#### SET TASK
Print each line of the listing once more, precisely as given.

#### DATA EXTRACT
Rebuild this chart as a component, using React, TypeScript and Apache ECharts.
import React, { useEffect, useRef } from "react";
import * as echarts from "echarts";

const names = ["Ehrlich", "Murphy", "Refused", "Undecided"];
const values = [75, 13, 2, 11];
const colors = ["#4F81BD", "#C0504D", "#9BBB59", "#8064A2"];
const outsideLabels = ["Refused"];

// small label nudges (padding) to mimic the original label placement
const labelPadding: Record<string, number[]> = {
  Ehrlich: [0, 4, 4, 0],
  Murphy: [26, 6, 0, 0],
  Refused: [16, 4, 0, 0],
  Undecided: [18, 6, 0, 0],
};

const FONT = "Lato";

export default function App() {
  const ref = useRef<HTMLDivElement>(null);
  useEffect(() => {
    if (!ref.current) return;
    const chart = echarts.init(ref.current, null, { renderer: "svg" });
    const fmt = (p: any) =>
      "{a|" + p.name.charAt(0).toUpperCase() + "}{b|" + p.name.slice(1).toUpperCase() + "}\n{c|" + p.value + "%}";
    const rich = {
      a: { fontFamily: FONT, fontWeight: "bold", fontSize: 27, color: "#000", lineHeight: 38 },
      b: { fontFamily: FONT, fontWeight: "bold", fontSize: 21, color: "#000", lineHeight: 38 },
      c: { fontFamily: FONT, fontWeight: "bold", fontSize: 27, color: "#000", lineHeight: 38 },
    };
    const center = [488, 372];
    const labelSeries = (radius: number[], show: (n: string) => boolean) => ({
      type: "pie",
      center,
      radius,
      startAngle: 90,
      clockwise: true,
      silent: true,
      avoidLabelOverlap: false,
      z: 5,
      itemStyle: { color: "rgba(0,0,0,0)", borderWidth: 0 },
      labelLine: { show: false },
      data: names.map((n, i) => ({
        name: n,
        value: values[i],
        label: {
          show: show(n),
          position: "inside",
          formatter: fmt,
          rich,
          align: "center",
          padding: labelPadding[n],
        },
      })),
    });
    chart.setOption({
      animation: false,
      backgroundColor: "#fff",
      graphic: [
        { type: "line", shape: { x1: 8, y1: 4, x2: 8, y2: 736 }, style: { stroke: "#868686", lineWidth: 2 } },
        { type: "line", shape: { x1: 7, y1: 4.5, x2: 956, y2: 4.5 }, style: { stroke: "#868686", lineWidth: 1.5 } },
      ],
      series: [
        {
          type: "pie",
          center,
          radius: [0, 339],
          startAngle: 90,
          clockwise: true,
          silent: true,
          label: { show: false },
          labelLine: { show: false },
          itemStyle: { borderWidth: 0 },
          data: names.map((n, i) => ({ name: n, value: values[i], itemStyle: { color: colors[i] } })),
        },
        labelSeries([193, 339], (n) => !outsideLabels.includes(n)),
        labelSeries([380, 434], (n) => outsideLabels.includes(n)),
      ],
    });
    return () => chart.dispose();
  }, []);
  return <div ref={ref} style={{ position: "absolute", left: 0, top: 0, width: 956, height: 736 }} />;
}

#### IN RESPONSE
Rebuild this chart as a component, using React, TypeScript and Apache ECharts.
import React, { useEffect, useRef } from "react";
import * as echarts from "echarts";

const names = ["Ehrlich", "Murphy", "Refused", "Undecided"];
const values = [75, 13, 2, 11];
const colors = ["#4F81BD", "#C0504D", "#9BBB59", "#8064A2"];
const outsideLabels = ["Refused"];

// small label nudges (padding) to mimic the original label placement
const labelPadding: Record<string, number[]> = {
  Ehrlich: [0, 4, 4, 0],
  Murphy: [26, 6, 0, 0],
  Refused: [16, 4, 0, 0],
  Undecided: [18, 6, 0, 0],
};

const FONT = "Lato";

export default function App() {
  const ref = useRef<HTMLDivElement>(null);
  useEffect(() => {
    if (!ref.current) return;
    const chart = echarts.init(ref.current, null, { renderer: "svg" });
    const fmt = (p: any) =>
      "{a|" + p.name.charAt(0).toUpperCase() + "}{b|" + p.name.slice(1).toUpperCase() + "}\n{c|" + p.value + "%}";
    const rich = {
      a: { fontFamily: FONT, fontWeight: "bold", fontSize: 27, color: "#000", lineHeight: 38 },
      b: { fontFamily: FONT, fontWeight: "bold", fontSize: 21, color: "#000", lineHeight: 38 },
      c: { fontFamily: FONT, fontWeight: "bold", fontSize: 27, color: "#000", lineHeight: 38 },
    };
    const center = [488, 372];
    const labelSeries = (radius: number[], show: (n: string) => boolean) => ({
      type: "pie",
      center,
      radius,
      startAngle: 90,
      clockwise: true,
      silent: true,
      avoidLabelOverlap: false,
      z: 5,
      itemStyle: { color: "rgba(0,0,0,0)", borderWidth: 0 },
      labelLine: { show: false },
      data: names.map((n, i) => ({
        name: n,
        value: values[i],
        label: {
          show: show(n),
          position: "inside",
          formatter: fmt,
          rich,
          align: "center",
          padding: labelPadding[n],
        },
      })),
    });
    chart.setOption({
      animation: false,
      backgroundColor: "#fff",
      graphic: [
        { type: "line", shape: { x1: 8, y1: 4, x2: 8, y2: 736 }, style: { stroke: "#868686", lineWidth: 2 } },
        { type: "line", shape: { x1: 7, y1: 4.5, x2: 956, y2: 4.5 }, style: { stroke: "#868686", lineWidth: 1.5 } },
      ],
      series: [
        {
          type: "pie",
          center,
          radius: [0, 339],
          startAngle: 90,
          clockwise: true,
          silent: true,
          label: { show: false },
          labelLine: { show: false },
          itemStyle: { borderWidth: 0 },
          data: names.map((n, i) => ({ name: n, value: values[i], itemStyle: { color: colors[i] } })),
        },
        labelSeries([193, 339], (n) => !outsideLabels.includes(n)),
        labelSeries([380, 434], (n) => outsideLabels.includes(n)),
      ],
    });
    return () => chart.dispose();
  }, []);
  return <div ref={ref} style={{ position: "absolute", left: 0, top: 0, width: 956, height: 736 }} />;
}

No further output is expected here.